Случилось так, что я оказался в
обществе беспечного африканского
негра на неустойчивой лодчонке, на
которой был поднят ветхий парус. На
самой середине лагуны парус сорвало
шквалом и шлюпку понесло в море, где нас
ожидала бы неизбежная гибель. С
подветренной стороны простирался
безбрежный океан. С унынием я обнаружил,
что в лодке нет ни весла, ни гребка.
Якорь, правда, был, но троса не хватило
бы даже для того, чтобы привязать к нему
кота, а отнесло нас уже на довольно
глубокое место. К счастью, мы
обнаружили шест. Работая им изо всех
сил как кормовым веслом (ветер немного
ослаб), мы добрались до отмели, а оттуда
дотащили лодку до берега. Ближайшая с
подветренной стороны земля — Африка —
находилась в трех тысячах миль...
Излишне
говорить, что больше я так не рисковал.
Тридакны были доставлены позже на
надежной шлюпке. Выбросив три тонны
балласта, чтобы освободить место и
увеличить плавучесть судна, я погрузил
взамен три десятка гигантских
моллюсков.
22
августа “Спрей” на всех парусах
устремился к дому. Подхваченный
большими волнами, “Спрей” пронесся
над злобно оскаленными рифами на краю
атолла. Задолго до наступления темноты
оставшиеся за кормой Кокосовые острова,
населенные тысячью душ, настолько
безгрешных, насколько могут быть
безгрешны слабые смертные, исчезли из
виду. Исчезли из виду, но навсегда
остались в душе.”
Пожалуй,
дольше всего Слокэм “гостил” на
острове Маврикий.

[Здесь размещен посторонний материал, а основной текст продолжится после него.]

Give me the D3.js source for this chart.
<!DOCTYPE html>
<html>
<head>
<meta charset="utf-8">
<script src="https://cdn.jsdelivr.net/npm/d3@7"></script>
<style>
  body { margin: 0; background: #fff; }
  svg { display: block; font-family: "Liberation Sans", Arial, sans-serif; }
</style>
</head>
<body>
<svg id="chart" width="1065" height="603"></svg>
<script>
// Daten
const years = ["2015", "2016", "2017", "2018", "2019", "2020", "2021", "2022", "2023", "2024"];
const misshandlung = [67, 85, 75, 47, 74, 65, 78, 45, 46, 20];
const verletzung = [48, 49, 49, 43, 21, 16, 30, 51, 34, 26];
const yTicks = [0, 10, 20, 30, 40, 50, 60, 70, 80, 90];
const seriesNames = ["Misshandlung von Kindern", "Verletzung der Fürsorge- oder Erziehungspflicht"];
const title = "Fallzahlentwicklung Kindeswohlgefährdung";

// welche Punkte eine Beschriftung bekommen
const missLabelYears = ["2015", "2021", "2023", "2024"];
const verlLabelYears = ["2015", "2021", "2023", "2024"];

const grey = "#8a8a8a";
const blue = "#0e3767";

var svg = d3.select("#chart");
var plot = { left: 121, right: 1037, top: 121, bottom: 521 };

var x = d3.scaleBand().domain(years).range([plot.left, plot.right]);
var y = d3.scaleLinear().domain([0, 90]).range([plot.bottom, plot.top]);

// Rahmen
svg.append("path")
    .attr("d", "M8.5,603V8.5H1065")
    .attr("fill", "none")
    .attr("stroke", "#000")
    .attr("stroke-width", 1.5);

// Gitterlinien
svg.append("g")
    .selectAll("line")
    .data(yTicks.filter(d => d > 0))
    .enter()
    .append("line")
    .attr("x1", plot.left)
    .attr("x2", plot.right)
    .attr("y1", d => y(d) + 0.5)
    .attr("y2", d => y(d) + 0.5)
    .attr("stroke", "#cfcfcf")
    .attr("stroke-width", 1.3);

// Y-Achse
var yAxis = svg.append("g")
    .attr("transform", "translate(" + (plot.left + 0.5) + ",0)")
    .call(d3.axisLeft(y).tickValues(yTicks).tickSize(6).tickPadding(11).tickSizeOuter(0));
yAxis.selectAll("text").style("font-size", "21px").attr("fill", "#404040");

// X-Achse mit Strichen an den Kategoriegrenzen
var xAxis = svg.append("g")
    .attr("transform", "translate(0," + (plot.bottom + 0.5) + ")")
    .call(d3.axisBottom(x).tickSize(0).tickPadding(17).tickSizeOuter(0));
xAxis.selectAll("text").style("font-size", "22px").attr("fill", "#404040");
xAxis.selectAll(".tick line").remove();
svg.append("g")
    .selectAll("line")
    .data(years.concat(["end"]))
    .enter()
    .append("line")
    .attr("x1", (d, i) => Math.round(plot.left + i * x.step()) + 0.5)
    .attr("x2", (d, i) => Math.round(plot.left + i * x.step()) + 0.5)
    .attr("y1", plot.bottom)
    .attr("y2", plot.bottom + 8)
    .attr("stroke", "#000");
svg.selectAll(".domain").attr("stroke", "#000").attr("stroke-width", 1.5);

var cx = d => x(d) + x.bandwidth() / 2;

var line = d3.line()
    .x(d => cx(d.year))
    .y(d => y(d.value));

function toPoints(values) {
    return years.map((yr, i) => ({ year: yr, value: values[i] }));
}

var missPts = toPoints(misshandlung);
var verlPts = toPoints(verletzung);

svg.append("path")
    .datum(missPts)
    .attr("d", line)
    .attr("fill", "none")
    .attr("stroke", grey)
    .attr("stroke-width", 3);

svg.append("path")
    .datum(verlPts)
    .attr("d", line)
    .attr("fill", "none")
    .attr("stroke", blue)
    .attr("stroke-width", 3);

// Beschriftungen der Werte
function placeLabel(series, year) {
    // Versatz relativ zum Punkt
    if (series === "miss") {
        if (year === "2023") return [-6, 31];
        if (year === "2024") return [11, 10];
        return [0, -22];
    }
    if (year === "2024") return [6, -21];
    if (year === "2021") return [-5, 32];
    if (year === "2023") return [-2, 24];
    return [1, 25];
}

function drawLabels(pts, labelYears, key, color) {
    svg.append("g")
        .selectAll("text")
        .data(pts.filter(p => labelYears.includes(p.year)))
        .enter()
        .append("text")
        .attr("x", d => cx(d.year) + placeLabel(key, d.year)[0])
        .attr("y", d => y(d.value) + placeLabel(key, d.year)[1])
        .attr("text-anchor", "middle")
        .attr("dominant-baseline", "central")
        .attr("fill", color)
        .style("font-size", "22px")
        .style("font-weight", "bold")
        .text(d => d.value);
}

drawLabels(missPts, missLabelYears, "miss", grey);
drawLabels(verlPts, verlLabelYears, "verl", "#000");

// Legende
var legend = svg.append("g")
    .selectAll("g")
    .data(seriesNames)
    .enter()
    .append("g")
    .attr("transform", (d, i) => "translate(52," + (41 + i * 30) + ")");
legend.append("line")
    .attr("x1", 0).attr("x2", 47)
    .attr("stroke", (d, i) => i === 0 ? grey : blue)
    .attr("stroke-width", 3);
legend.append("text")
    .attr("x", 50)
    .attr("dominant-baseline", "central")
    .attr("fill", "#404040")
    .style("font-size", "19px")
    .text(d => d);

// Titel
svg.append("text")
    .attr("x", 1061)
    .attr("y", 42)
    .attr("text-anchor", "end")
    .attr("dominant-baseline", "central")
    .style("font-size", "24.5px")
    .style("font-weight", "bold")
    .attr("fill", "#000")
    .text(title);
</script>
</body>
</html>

Там стояла
превосходная погода, хотя у мыса Доброй
Надежды по-прежнему бушевали штормы.
Слокэм читал лекции в так называемой “Опере”,
а свободное время обычно проводил в
обществе друзей. На Маврикии ему
безвозмездно разрешили пользоваться
военным доком, где “Спрей” был
квалифицированно отремонтирован. 26
октября капитан Слокэм покинул
гостеприимный остров,
воспользовавшись попутным бризом.
Хотя
Слокэм и надеялся избежать штормов, но
не тут-то было! К 30 октября он был на
границе зоны юго-восточных пассатов и
всю следующую неделю боролся с крепким
юго западным ветром, задувшим после
невероятно яростной грозы. По словам
Слокэма, такой же шторм за все время
плавания был только возле Огненной
Земли.
Лишь
17 ноября “Спрей”, изрядко потрепанный
штормами, прибыл в Дурбан.
В
Дурбане Слокэм познакомился с
представителями президента Крюгера,
считавшего землю плоской, и имел с ними
поучительную дискуссию, которая едва
не закончилась потасовкой.
В
Южной Африке капитан, естественно,
познакомился и с самим Крюгером,
который не преминул напомнить
путешественнику, что он совершает
плавание “по свету”, а не “вокруг
света”.
“Поездка
в Кимберли, Иоганнесбург и Преторию
оказалась приятной. В Претории я
встретился с господином Крюгером,
президентом Трансвааля. Его
превосходительство принял меня
довольно тепло, однако, когда мой друг,
судья Бейерс, представивший меня,
упомянул, что я совершаю путешествие
вокруг света, оказалось, что он
невольно нанес неслыханное
оскорбление почтенному
государственному деятелю. И мы оба
очень пожалели об этом. Господин Крюгер
весьма резко напомнил судье, что земля
плоска.
—
Вы хотели сказать не “вокруг света”,—
произнес президент,— а “по свету”.
Вокруг света путешествовать
невозможно! Невозможно!
Больше
он не сказал ни слова ни мне, ни судье.
Судья посмотрел на меня, я посмотрел на
судью, которому, так сказать, следовало
бы знать, что к чему, а господин Крюгер
сверкнул на нас обоих глазами. Мой друг
судья, похоже, смутился, а мне было
весело. Ничто другое не могло
позабавить меня больше, чем этот
инцидент. Более яркой искры я не мог бы
высечь из старого Пауля, славящегося
своими сентенциями. Так, об англичанах
Крюгер сказал) “Сперва они сняли с меня
пиджак, а потом брюки”. Он также изрек:
“Динамит — краеугольный камень Южно-Африканской
республики”. Только безмозглые люди
могут называть президента Крюгера
скучной особой.”
Слокэм
пробыл в Южной Африке до 26 марта 1898 года.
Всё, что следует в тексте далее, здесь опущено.